Output exactly the lines from the first one down to the line containing "(-608,427) -- (606,427);", inclusive.

*EXTRACTED DATA:*
"""

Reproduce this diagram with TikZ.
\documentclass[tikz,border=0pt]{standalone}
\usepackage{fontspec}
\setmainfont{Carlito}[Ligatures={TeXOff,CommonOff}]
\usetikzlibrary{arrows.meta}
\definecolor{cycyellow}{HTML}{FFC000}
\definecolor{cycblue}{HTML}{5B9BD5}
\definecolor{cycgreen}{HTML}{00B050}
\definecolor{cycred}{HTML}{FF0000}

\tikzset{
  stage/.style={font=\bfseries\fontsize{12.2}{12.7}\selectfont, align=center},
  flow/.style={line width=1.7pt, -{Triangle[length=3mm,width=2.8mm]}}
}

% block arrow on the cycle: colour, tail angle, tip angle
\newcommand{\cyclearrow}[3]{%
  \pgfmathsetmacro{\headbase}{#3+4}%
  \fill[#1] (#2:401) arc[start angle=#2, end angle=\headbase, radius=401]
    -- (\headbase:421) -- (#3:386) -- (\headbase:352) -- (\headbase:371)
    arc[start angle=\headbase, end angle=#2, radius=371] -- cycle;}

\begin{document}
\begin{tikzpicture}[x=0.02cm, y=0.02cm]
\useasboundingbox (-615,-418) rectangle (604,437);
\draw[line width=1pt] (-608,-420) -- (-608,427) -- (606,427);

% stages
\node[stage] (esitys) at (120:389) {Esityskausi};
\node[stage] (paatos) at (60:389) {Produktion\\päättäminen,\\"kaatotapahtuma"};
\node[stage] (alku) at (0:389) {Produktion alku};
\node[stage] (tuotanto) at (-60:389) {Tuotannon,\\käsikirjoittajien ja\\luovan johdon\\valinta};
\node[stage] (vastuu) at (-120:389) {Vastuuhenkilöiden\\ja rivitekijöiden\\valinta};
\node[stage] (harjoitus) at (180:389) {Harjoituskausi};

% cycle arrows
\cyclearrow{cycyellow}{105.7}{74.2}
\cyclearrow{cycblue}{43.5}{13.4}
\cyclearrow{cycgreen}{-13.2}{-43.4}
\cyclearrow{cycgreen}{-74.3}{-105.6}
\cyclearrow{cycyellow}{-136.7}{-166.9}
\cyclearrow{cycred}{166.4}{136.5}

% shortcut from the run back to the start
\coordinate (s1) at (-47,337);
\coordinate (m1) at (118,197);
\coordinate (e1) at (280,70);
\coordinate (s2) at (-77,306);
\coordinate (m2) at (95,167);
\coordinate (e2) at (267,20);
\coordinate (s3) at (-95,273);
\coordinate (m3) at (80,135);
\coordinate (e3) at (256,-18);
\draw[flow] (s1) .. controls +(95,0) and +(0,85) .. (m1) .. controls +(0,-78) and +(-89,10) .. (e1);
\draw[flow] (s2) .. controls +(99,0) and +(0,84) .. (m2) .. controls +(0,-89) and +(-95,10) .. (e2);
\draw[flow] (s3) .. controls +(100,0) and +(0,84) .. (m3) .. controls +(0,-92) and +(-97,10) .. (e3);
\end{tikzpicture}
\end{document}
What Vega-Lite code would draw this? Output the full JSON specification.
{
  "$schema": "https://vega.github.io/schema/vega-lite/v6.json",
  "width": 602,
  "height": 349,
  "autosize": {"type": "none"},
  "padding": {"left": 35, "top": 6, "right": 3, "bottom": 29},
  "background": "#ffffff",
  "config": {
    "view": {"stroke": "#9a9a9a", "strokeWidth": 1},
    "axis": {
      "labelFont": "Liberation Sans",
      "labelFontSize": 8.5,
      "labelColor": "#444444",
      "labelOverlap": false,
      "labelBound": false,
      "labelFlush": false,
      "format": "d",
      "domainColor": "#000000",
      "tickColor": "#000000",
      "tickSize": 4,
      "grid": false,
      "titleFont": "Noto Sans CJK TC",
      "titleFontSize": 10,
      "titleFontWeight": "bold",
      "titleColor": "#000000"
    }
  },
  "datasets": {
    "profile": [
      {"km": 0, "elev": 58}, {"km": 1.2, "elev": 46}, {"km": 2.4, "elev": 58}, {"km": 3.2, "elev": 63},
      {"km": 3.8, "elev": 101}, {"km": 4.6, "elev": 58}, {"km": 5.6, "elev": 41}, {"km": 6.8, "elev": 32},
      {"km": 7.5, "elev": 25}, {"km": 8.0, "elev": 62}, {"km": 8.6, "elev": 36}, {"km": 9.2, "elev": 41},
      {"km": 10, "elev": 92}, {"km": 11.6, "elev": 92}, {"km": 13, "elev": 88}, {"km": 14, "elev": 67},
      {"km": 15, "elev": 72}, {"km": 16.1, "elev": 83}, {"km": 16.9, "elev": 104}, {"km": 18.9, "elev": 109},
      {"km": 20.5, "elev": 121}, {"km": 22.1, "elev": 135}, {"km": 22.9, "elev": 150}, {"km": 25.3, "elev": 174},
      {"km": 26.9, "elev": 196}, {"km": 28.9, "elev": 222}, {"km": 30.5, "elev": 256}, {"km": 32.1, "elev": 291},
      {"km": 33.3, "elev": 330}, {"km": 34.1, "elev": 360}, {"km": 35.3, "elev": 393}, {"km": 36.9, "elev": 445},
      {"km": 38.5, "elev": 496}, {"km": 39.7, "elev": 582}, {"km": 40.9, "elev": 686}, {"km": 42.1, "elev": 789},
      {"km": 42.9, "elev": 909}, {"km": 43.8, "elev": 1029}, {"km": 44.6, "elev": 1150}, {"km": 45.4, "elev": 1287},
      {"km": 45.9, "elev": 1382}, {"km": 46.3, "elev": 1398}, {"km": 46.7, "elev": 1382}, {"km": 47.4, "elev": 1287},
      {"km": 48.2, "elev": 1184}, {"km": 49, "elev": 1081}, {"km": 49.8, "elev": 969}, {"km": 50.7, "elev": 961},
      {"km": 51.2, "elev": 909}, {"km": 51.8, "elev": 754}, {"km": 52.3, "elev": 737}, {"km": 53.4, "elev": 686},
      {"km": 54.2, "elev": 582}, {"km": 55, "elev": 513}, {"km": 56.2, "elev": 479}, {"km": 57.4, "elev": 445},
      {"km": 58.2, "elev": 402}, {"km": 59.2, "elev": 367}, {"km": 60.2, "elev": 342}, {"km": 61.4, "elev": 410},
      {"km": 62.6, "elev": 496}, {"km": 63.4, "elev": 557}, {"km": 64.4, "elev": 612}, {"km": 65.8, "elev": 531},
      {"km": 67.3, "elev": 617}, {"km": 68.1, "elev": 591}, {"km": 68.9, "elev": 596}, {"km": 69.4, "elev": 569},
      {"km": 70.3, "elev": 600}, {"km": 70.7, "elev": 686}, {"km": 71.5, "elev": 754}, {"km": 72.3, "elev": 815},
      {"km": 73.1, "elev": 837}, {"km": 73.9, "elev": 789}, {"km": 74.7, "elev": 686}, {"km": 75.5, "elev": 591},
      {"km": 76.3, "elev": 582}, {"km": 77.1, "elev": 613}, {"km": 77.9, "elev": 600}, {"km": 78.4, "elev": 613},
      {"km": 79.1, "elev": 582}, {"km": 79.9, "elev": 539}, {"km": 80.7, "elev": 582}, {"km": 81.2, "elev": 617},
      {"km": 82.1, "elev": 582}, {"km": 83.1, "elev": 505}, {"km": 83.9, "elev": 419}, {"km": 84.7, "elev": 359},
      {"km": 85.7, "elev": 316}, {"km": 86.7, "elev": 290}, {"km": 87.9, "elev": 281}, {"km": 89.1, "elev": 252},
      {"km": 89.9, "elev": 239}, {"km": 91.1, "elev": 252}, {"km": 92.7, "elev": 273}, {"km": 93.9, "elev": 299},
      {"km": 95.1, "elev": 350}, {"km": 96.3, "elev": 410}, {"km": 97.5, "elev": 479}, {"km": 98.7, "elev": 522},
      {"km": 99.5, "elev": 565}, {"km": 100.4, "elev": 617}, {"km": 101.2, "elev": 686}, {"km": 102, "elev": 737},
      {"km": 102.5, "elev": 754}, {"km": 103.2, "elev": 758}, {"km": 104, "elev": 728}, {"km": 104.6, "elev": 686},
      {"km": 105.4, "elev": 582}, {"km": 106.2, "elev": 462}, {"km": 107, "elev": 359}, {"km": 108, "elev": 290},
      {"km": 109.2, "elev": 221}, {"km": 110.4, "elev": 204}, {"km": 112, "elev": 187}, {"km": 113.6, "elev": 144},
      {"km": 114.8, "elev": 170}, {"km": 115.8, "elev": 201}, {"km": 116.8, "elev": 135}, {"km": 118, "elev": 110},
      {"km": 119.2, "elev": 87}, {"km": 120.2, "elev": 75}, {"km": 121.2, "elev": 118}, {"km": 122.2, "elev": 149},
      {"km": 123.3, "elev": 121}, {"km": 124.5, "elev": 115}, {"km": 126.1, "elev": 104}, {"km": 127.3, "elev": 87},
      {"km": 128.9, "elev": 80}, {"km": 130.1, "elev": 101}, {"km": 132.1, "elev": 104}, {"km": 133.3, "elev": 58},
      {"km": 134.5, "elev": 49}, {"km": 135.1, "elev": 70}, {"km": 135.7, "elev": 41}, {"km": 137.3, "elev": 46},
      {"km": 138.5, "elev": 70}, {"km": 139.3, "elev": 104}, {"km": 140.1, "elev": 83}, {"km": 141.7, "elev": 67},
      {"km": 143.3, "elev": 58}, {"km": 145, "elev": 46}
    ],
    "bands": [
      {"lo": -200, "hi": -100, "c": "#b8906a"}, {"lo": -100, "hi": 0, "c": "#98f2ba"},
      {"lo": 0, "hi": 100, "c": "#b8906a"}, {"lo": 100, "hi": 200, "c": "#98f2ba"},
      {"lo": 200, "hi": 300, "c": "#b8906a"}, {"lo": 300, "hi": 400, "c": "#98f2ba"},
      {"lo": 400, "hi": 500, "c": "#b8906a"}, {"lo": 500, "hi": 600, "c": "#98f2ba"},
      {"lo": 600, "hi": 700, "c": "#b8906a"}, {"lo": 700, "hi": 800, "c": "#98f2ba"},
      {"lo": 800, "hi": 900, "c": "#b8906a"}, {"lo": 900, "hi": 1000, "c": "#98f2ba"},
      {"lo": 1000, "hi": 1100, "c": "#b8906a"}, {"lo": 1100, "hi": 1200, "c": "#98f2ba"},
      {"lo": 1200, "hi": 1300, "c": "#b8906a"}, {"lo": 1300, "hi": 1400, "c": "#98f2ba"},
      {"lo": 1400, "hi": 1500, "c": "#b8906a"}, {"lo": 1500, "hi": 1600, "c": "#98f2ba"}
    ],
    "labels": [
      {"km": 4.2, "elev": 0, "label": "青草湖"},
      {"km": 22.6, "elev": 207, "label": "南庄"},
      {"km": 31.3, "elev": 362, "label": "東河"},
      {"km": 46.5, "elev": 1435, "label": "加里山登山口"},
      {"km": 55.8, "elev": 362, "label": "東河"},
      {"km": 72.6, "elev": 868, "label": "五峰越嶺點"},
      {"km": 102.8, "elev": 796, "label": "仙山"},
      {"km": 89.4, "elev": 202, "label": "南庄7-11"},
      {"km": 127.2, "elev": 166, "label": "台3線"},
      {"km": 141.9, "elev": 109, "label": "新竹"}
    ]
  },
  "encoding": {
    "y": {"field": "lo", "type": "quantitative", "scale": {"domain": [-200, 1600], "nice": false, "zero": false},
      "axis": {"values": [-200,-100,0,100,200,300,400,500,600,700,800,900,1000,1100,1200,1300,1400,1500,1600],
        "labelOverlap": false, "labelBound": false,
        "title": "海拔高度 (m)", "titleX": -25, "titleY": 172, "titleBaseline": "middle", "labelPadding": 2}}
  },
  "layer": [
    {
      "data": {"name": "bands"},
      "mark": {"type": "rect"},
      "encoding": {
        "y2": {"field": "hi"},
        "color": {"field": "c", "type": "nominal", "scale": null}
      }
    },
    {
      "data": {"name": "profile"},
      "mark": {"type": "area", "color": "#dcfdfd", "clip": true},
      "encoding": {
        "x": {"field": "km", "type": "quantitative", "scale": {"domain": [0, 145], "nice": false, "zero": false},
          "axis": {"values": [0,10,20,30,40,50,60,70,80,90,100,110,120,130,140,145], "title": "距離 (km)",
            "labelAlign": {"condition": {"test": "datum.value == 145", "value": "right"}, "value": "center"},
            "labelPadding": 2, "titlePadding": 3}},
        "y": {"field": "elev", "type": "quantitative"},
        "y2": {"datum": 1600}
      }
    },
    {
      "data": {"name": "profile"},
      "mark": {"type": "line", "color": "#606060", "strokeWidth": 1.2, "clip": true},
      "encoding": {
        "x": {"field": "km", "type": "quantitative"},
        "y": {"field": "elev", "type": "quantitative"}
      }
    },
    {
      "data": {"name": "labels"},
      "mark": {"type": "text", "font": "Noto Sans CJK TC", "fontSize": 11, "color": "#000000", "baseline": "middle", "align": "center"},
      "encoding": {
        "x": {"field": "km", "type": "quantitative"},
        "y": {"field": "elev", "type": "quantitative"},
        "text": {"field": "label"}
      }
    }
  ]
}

"""

*PROBLEM SOLUTION:*
Reproduce this diagram with TikZ.
\documentclass[tikz,border=0pt]{standalone}
\usepackage{fontspec}
\setmainfont{Carlito}[Ligatures={TeXOff,CommonOff}]
\usetikzlibrary{arrows.meta}
\definecolor{cycyellow}{HTML}{FFC000}
\definecolor{cycblue}{HTML}{5B9BD5}
\definecolor{cycgreen}{HTML}{00B050}
\definecolor{cycred}{HTML}{FF0000}

\tikzset{
  stage/.style={font=\bfseries\fontsize{12.2}{12.7}\selectfont, align=center},
  flow/.style={line width=1.7pt, -{Triangle[length=3mm,width=2.8mm]}}
}

% block arrow on the cycle: colour, tail angle, tip angle
\newcommand{\cyclearrow}[3]{%
  \pgfmathsetmacro{\headbase}{#3+4}%
  \fill[#1] (#2:401) arc[start angle=#2, end angle=\headbase, radius=401]
    -- (\headbase:421) -- (#3:386) -- (\headbase:352) -- (\headbase:371)
    arc[start angle=\headbase, end angle=#2, radius=371] -- cycle;}

\begin{document}
\begin{tikzpicture}[x=0.02cm, y=0.02cm]
\useasboundingbox (-615,-418) rectangle (604,437);
\draw[line width=1pt] (-608,-420) -- (-608,427) -- (606,427);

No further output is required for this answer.